# What you are asked to do:
Every line of the data that contains the string "matplotlib" must be copied.

# Data extract:
►
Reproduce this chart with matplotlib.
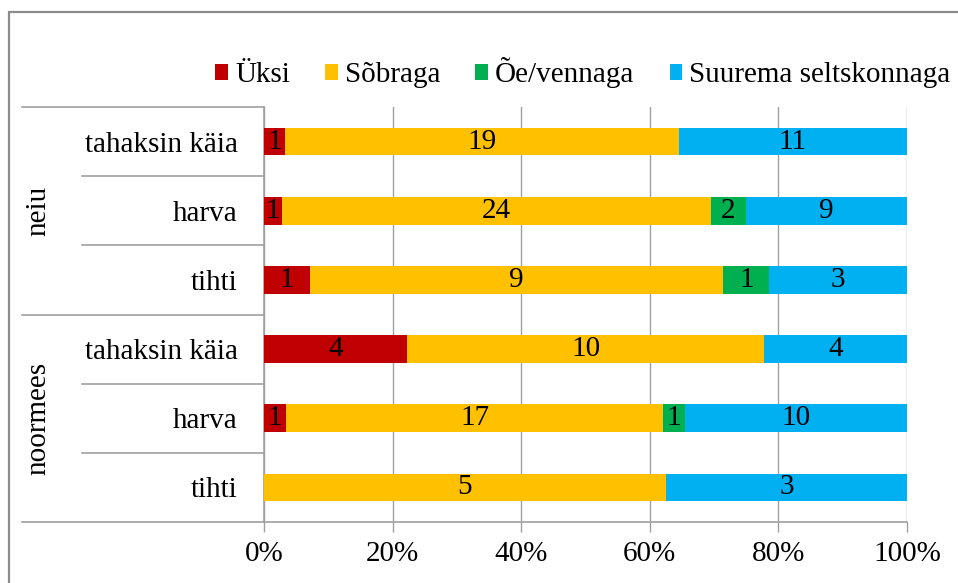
import matplotlib
matplotlib.use("Agg")
import matplotlib.pyplot as plt
from matplotlib.patches import Patch, Rectangle
import matplotlib.transforms as mtransforms
import numpy as np

plt.rcParams['font.family'] = ['Liberation Serif', 'DejaVu Serif']

groups = ["neiu", "noormees"]
categories = ["tahaksin käia", "harva", "tihti", "tahaksin käia", "harva", "tihti"]
series_names = ["Üksi", "Sõbraga", "Õe/vennaga", "Suurema seltskonnaga"]
colors = ["#C00000", "#FFC000", "#00B050", "#00B0F0"]
uksi = [1, 1, 1, 4, 1, 0]
sobraga = [19, 24, 9, 10, 17, 5]
oe_vennaga = [0, 2, 1, 0, 1, 0]
suurema = [11, 9, 3, 4, 10, 3]
xtick_vals = [0, 0.2, 0.4, 0.6, 0.8, 1.0]
xtick_labels = ["0%", "20%", "40%", "60%", "80%", "100%"]

FS = 21
W, H = 958, 583
fig = plt.figure(figsize=(W / 100, H / 100), dpi=100)
fig.patches.append(Rectangle((9 / W, -0.1), 1.2, 1 - 12 / H + 0.1, transform=fig.transFigure,
                             fill=False, edgecolor="#8c8c8c", linewidth=1.6, zorder=0))

ax = fig.add_axes([264 / W, 1 - 522 / H, (907 - 264) / W, (522 - 107) / H])

data = np.array([uksi, sobraga, oe_vennaga, suurema], dtype=float)
totals = data.sum(axis=0)
shares = data / totals
y = np.arange(len(categories)) + 0.5
left = np.zeros(len(categories))
for i, name in enumerate(series_names):
    bars = ax.barh(y, shares[i], left=left, height=0.4, color=colors[i], label=name, zorder=3)
    labels = [str(int(v)) if v > 0 else "" for v in data[i]]
    ax.bar_label(bars, labels=labels, label_type="center", fontsize=FS, color="black")
    left += shares[i]

ax.set_xlim(0, 1)
ax.set_ylim(len(categories), 0)
ax.set_xticks(xtick_vals)
ax.set_xticklabels(xtick_labels, fontsize=FS)
ax.tick_params(axis="x", length=7, width=1, color="#A0A0A0", pad=7)
ax.set_yticks(y)
ax.set_yticklabels(categories, fontsize=FS)
ax.tick_params(axis="y", length=0, pad=19)
ax.grid(axis="x", color="#A0A0A0", linewidth=1, zorder=0)
ax.set_axisbelow(True)
for s in ["top", "right"]:
    ax.spines[s].set_visible(False)
for s in ["left", "bottom"]:
    ax.spines[s].set_color("#A0A0A0")
    ax.spines[s].set_linewidth(1.2)

trans = mtransforms.blended_transform_factory(ax.transAxes, ax.transData)
aw = 907 - 264
gx0 = (22 - 264) / aw
cx0 = (82 - 264) / aw
for yy in [0, 3, 6]:
    ax.plot([gx0, 0], [yy, yy], transform=trans, color="#A0A0A0", lw=1.2, clip_on=False)
for yy in [1, 2, 4, 5]:
    ax.plot([cx0, 0], [yy, yy], transform=trans, color="#A0A0A0", lw=1.2, clip_on=False)

gxl = (38 - 264) / aw
for g, yc in zip(groups, [1.5, 4.5]):
    ax.text(gxl, yc, g, transform=trans, rotation=90, ha="center", va="center", fontsize=FS)

handles = [Patch(facecolor=c, edgecolor="none") for c in colors]
fig.legend(handles, series_names, loc="center", bbox_to_anchor=(583 / W, 1 - 73 / H), ncol=4,
           frameon=False, fontsize=FS, handlelength=0.43, handleheight=0.43,
           handletextpad=0.25, columnspacing=1.2, borderaxespad=0)

fig.savefig("out.png", dpi=100)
◄
# Result:
Reproduce this chart with matplotlib.
import matplotlib
matplotlib.use("Agg")
import matplotlib.pyplot as plt
from matplotlib.patches import Patch, Rectangle
import matplotlib.transforms as mtransforms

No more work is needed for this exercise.